--- AIM OF THE EXERCISE ---
Reproduce the data below in full and exclude every picture.

--- DATA SECTION ---
============================================================
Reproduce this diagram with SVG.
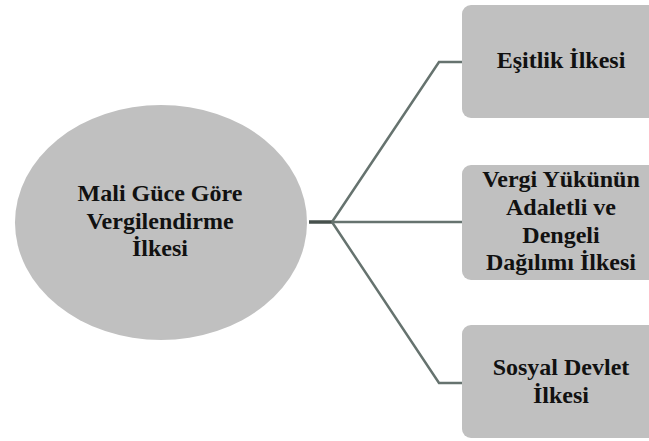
<svg xmlns="http://www.w3.org/2000/svg" width="649" height="441" viewBox="0 0 649 441">
  <style>
    .shape { fill: #c0c0c0; }
    text { font-family: 'Liberation Serif', 'Times New Roman', serif; font-size: 24px; font-weight: 700; fill: #111111; text-anchor: middle; }
    .link { fill: none; stroke: #66736f; stroke-width: 2.5; }
    .stem { fill: none; stroke: #46504c; stroke-width: 3.5; }
  </style>
  <rect width="649" height="441" fill="#ffffff"/>

  <!-- branching connectors: stem from the ellipse, then three arms to the boxes -->
  <g id="connectors">
    <line class="stem" x1="309" y1="222" x2="332" y2="222"/>
    <polyline class="link" points="332,222 439,62 462,62"/>
    <line class="link" x1="332" y1="222" x2="462" y2="222"/>
    <polyline class="link" points="332,222 439,383 462,383"/>
  </g>

  <g id="node-mali-guce">
    <ellipse class="shape" cx="161" cy="222.5" rx="146" ry="117.5"/>
    <text x="160" y="201">Mali Güce Göre</text>
    <text x="160" y="228.5">Vergilendirme</text>
    <text x="160" y="256">İlkesi</text>
  </g>

  <g id="node-esitlik">
    <rect class="shape" x="462" y="5" width="200" height="113" rx="9"/>
    <text x="561" y="68">Eşitlik İlkesi</text>
  </g>

  <g id="node-vergi-yuku">
    <rect class="shape" x="462" y="165" width="200" height="115" rx="9"/>
    <text x="561" y="187">Vergi Yükünün</text>
    <text x="561" y="215">Adaletli ve</text>
    <text x="561" y="242.5">Dengeli</text>
    <text x="561" y="270">Dağılımı İlkesi</text>
  </g>

  <g id="node-sosyal-devlet">
    <rect class="shape" x="462" y="325" width="200" height="113" rx="9"/>
    <text x="561" y="375">Sosyal Devlet</text>
    <text x="561" y="403">İlkesi</text>
  </g>
</svg>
============================================================
--- FINAL RESULT ---
Reproduce this diagram with SVG.
<svg xmlns="http://www.w3.org/2000/svg" width="649" height="441" viewBox="0 0 649 441">
  <style>
    .shape { fill: #c0c0c0; }
    text { font-family: 'Liberation Serif', 'Times New Roman', serif; font-size: 24px; font-weight: 700; fill: #111111; text-anchor: middle; }
    .link { fill: none; stroke: #66736f; stroke-width: 2.5; }
    .stem { fill: none; stroke: #46504c; stroke-width: 3.5; }
  </style>
  <rect width="649" height="441" fill="#ffffff"/>

  <!-- branching connectors: stem from the ellipse, then three arms to the boxes -->
  <g id="connectors">
    <line class="stem" x1="309" y1="222" x2="332" y2="222"/>
    <polyline class="link" points="332,222 439,62 462,62"/>
    <line class="link" x1="332" y1="222" x2="462" y2="222"/>
    <polyline class="link" points="332,222 439,383 462,383"/>
  </g>

  <g id="node-mali-guce">
    <ellipse class="shape" cx="161" cy="222.5" rx="146" ry="117.5"/>
    <text x="160" y="201">Mali Güce Göre</text>
    <text x="160" y="228.5">Vergilendirme</text>
    <text x="160" y="256">İlkesi</text>
  </g>

  <g id="node-esitlik">
    <rect class="shape" x="462" y="5" width="200" height="113" rx="9"/>
    <text x="561" y="68">Eşitlik İlkesi</text>
  </g>

  <g id="node-vergi-yuku">
    <rect class="shape" x="462" y="165" width="200" height="115" rx="9"/>
    <text x="561" y="187">Vergi Yükünün</text>
    <text x="561" y="215">Adaletli ve</text>
    <text x="561" y="242.5">Dengeli</text>
    <text x="561" y="270">Dağılımı İlkesi</text>
  </g>

  <g id="node-sosyal-devlet">
    <rect class="shape" x="462" y="325" width="200" height="113" rx="9"/>
    <text x="561" y="375">Sosyal Devlet</text>
    <text x="561" y="403">İlkesi</text>
  </g>
</svg>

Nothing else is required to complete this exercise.